The team’s findings, published in the journal Nature, show that when disease or injury causes a shortage in one critical type of liver cell, the organ can instruct another type of liver cell to change identities to provide replacement supplies.

This discovery was made in mice but in years to come may lead to a viable treatment for human disease. If ongoing follow-up studies succeed, the medical world may gain an alternative method for repairing tissue damage that does not require manipulating stem cells to grow organs from scratch in a lab dish.

“We have known for a long time that the liver has more ability to regenerate than other organs. Only recently have we had the tools to study this ability in depth. Now we have a high-level understanding,” says Stacey Huppert, PhD, a developmental biologist in the Division of Gastroenterology, Hepatology and Nutrition at Cincinnati Children’s, and one of two leading co-authors of the paper.

“Our study shows that the form and function of hepatocytes — the cell type that provides most of the liver’s functions — are remarkably flexible. This flexibility provides an opportunity for therapy for a large group of liver diseases,” says Holger Willenbring, MD, PhD, the study’s other senior co-author and a member of the Department of Surgery, the Eli and Edythe Broad Center of Regeneration Medicine and Stem Cell Research, and the Liver Center at UCSF.

What is Alagille syndrome?

Alagille syndrome (ALGS) is a rare, inherited genetic disorder due to deficiencies in the Notch pathway, which plays an important role in cell development. ALGS is best known for disrupting the liver’s plumbing system, which consists of tubes called bile ducts that deliver bile made in the liver to the intestine. The disorder occurs in about 1 in 30,000 people, and in most cases, the problems caused by the condition emerge during infancy or early childhood.

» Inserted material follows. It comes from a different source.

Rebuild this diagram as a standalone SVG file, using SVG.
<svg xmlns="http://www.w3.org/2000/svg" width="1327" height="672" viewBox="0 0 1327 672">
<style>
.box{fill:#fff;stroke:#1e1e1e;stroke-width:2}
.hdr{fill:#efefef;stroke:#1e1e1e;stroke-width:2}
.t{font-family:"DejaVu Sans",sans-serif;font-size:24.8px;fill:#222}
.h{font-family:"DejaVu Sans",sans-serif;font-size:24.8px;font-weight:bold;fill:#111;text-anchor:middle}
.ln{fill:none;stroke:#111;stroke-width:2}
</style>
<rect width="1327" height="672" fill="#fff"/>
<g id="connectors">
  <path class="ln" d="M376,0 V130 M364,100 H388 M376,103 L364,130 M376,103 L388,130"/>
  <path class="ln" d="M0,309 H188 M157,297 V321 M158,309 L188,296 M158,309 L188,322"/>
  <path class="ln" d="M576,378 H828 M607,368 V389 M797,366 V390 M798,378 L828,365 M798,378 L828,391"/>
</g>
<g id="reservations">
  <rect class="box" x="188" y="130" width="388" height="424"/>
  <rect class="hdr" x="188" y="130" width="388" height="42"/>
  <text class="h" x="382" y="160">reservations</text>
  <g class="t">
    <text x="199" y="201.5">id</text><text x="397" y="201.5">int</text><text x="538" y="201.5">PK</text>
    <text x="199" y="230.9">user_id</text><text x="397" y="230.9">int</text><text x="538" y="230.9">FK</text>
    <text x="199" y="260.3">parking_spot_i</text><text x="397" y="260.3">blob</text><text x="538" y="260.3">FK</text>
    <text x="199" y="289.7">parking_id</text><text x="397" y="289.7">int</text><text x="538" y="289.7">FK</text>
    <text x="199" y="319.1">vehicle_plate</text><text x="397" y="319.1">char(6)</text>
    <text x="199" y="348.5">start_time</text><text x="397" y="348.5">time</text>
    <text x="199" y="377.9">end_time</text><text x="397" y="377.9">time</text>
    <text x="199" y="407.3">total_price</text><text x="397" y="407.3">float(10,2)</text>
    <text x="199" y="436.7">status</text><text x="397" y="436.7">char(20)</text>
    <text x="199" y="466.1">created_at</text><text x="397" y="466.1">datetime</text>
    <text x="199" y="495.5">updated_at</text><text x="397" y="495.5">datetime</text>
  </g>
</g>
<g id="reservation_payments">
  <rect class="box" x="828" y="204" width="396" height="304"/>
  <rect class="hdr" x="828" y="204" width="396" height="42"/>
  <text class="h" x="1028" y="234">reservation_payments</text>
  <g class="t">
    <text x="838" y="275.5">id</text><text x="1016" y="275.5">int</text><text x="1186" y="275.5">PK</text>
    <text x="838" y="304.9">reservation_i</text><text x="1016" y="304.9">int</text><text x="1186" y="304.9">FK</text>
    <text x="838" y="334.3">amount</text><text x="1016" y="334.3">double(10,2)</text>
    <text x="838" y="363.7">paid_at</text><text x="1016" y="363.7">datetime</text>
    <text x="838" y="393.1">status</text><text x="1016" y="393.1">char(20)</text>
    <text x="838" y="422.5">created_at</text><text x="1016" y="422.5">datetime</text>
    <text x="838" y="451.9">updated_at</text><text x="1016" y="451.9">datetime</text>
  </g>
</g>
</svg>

The extent of the condition can range from having too few or too narrow bile ducts to missing all bile ducts in the liver. As a result, the bile that normally helps the body digest fat and carry away toxins backs up inside the liver where it causes severe damage. In many patients with ALGS, bile duct function can be managed and sustained. However, up to 50 percent of patients eventually need a liver transplant, often during childhood.

A Quicker Method of Self-Repair

Every day, the liver takes a beating as it processes everything from medications to alcohol consumption. All these “insults” have prompted the liver to develop a rapid healing ability that does not rely on stem cells, the co-authors say.

“In addition to making more of themselves, liver cells can switch their identity to produce a liver cell type that is lost or, in the case of severe ALGS, never formed,” Willenbring says.

“Previous research has detected adaptive reprogramming in other organs, but it typically involves only a few cells at a time. Our study shows that cells switch their identity at a massive rate in the liver,” Huppert says.

Discovering this phenomenon and learning how it works took nearly five years. The team included co-first authors Johanna Schaub and Simone Kurial from UCSF and Kari Huppert from Cincinnati Children’s.

The researchers generated mice that lack cholangiocytes, the type of liver cell that forms bile ducts. Like patients with severe ALGS, these mice quickly developed signs of liver injury. However, over time the mice’s symptoms improved because hepatocytes converted into cholangiocytes and formed fully functional bile ducts.

In July 2017, another study published in Nature reported that cholangiocytes can become hepatocytes if their ability to regenerate is impaired. Viewed together, the two studies suggest that switching of cell identity is the main backup mechanism for liver repair.

The new study further shows that the Notch pathway, which is essential for forming bile ducts but defective in patients with ALGS, can be replaced by another pathway. This process is regulated in the injured liver by transforming growth factor beta (TGF?), a protein that controls cell growth. This discovery is a vital step in identifying targets for therapies that might control this process.

Next Steps

Now the research team is working to determine the precise set of proteins, called transcription factors, that work together to carry out the identity-switching process.

“Using transcription factors to make bile ducts from hepatocytes has potential as a safe and effective therapy,” Willenbring says. “With our finding that an entire biliary system can be ‘retrofitted’ in the mouse liver, I am encouraged that this eventually will work in patients.”

In addition to developing a therapy for ALGS, the team hopes to determine whether liver cell switching can benefit other types of liver disease.